** start Data lines **
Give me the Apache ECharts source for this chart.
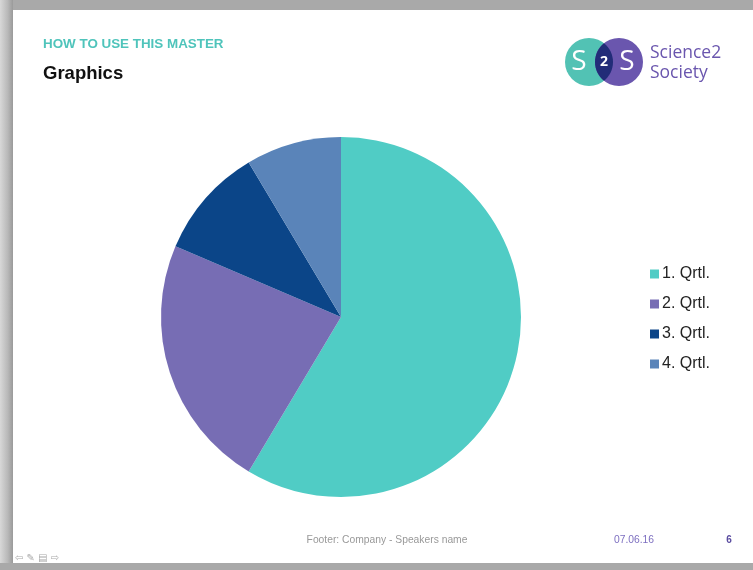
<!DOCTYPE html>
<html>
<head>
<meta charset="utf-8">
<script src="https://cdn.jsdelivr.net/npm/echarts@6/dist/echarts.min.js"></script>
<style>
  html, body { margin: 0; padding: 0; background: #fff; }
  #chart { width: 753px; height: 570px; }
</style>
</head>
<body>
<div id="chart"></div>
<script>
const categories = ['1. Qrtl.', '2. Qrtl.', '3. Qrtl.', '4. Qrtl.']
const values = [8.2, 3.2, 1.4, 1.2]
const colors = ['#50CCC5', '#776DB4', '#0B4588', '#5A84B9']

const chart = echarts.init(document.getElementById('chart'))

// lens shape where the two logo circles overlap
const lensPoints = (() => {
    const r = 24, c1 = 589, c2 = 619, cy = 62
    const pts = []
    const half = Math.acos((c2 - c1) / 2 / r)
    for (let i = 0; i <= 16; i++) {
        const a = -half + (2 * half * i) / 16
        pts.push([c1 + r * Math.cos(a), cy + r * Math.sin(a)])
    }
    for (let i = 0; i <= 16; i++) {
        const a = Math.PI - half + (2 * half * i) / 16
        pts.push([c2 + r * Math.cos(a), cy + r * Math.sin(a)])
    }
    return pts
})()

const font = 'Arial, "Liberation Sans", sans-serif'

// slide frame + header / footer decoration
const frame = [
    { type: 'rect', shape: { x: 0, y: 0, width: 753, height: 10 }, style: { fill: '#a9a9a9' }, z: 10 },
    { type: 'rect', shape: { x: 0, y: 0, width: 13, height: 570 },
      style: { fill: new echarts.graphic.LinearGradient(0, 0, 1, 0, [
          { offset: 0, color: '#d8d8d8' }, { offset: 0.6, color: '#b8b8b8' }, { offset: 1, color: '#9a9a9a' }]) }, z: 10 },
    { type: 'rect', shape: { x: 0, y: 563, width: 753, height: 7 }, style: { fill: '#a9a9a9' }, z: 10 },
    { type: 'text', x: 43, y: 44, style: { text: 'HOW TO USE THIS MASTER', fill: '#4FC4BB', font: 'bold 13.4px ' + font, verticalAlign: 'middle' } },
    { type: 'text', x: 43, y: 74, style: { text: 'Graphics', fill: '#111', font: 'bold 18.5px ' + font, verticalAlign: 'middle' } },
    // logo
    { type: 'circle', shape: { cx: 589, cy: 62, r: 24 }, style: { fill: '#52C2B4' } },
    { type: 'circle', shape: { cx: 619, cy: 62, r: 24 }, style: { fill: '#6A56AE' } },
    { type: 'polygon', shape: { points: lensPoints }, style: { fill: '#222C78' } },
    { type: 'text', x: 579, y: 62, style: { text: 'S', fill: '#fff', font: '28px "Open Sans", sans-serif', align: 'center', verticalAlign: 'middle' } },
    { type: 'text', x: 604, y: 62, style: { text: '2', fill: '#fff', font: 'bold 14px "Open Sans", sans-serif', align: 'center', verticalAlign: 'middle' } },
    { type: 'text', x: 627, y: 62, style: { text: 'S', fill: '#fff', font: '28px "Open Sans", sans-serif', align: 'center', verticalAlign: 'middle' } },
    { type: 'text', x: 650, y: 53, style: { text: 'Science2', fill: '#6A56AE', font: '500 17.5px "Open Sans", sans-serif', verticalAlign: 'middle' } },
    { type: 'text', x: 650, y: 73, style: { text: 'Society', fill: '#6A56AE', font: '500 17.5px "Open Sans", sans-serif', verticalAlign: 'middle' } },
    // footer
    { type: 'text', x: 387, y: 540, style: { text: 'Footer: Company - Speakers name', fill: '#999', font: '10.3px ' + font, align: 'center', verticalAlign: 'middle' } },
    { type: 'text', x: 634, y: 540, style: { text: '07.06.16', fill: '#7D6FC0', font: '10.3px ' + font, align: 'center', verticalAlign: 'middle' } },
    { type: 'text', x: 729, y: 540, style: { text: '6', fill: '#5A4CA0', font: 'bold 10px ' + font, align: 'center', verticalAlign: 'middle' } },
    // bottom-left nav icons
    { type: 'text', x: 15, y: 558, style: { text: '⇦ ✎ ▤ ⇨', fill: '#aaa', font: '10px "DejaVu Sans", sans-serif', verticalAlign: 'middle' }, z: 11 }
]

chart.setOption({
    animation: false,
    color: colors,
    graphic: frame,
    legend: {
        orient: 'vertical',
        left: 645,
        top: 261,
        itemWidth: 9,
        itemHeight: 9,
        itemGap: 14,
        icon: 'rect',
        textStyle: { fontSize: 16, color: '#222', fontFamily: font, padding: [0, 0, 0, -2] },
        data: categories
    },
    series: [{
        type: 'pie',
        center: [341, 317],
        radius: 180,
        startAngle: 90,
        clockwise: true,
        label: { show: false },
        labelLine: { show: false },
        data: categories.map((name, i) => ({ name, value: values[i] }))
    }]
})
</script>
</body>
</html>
** end Data lines **
** start Data lines **
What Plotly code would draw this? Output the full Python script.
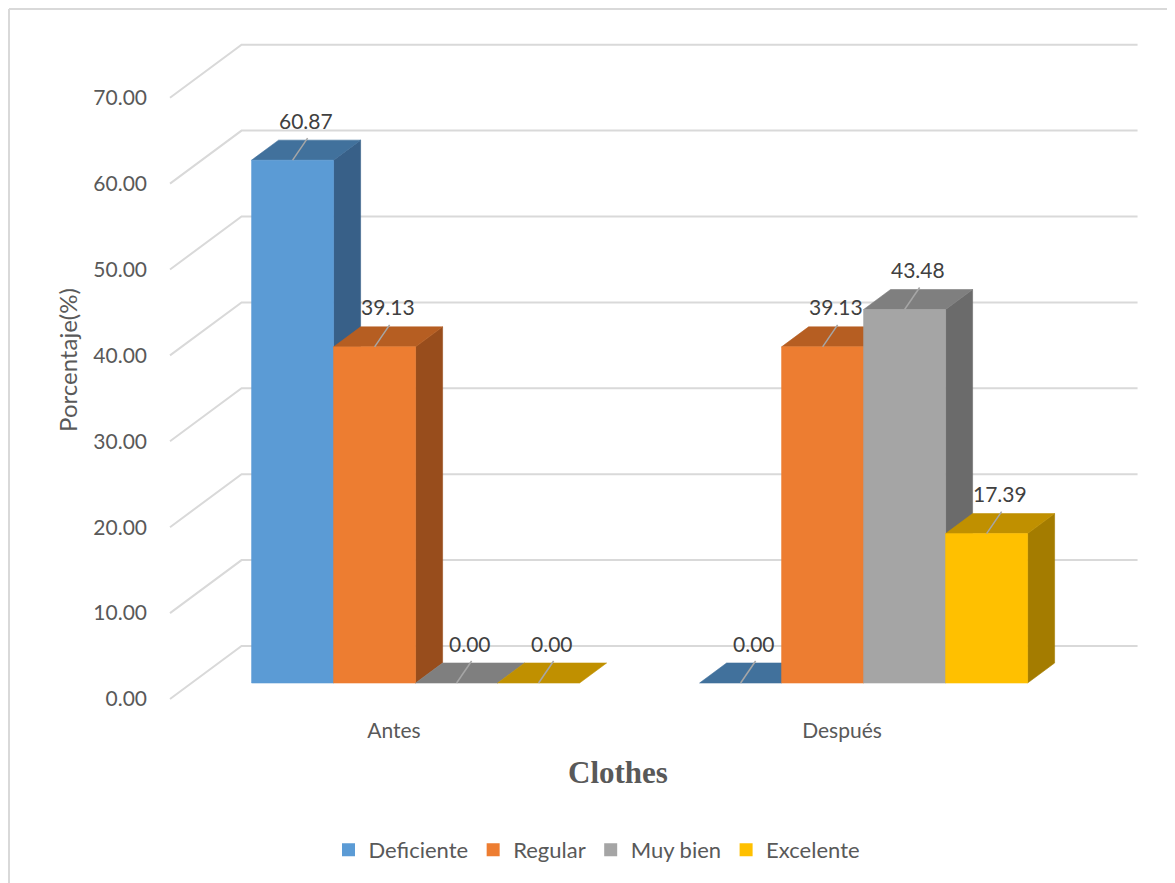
** end Data lines **
** Request **
Using the entries above, repeat exactly the lines from the one with "Give me the" to the one with "const chart = echarts.init(document.getElementById('chart'))", both included, and leave the pictures behind.

** Response to this task **
Give me the Apache ECharts source for this chart.
<!DOCTYPE html>
<html>
<head>
<meta charset="utf-8">
<script src="https://cdn.jsdelivr.net/npm/echarts@6/dist/echarts.min.js"></script>
<style>
  html, body { margin: 0; padding: 0; background: #fff; }
  #chart { width: 753px; height: 570px; }
</style>
</head>
<body>
<div id="chart"></div>
<script>
const categories = ['1. Qrtl.', '2. Qrtl.', '3. Qrtl.', '4. Qrtl.']
const values = [8.2, 3.2, 1.4, 1.2]
const colors = ['#50CCC5', '#776DB4', '#0B4588', '#5A84B9']

const chart = echarts.init(document.getElementById('chart'))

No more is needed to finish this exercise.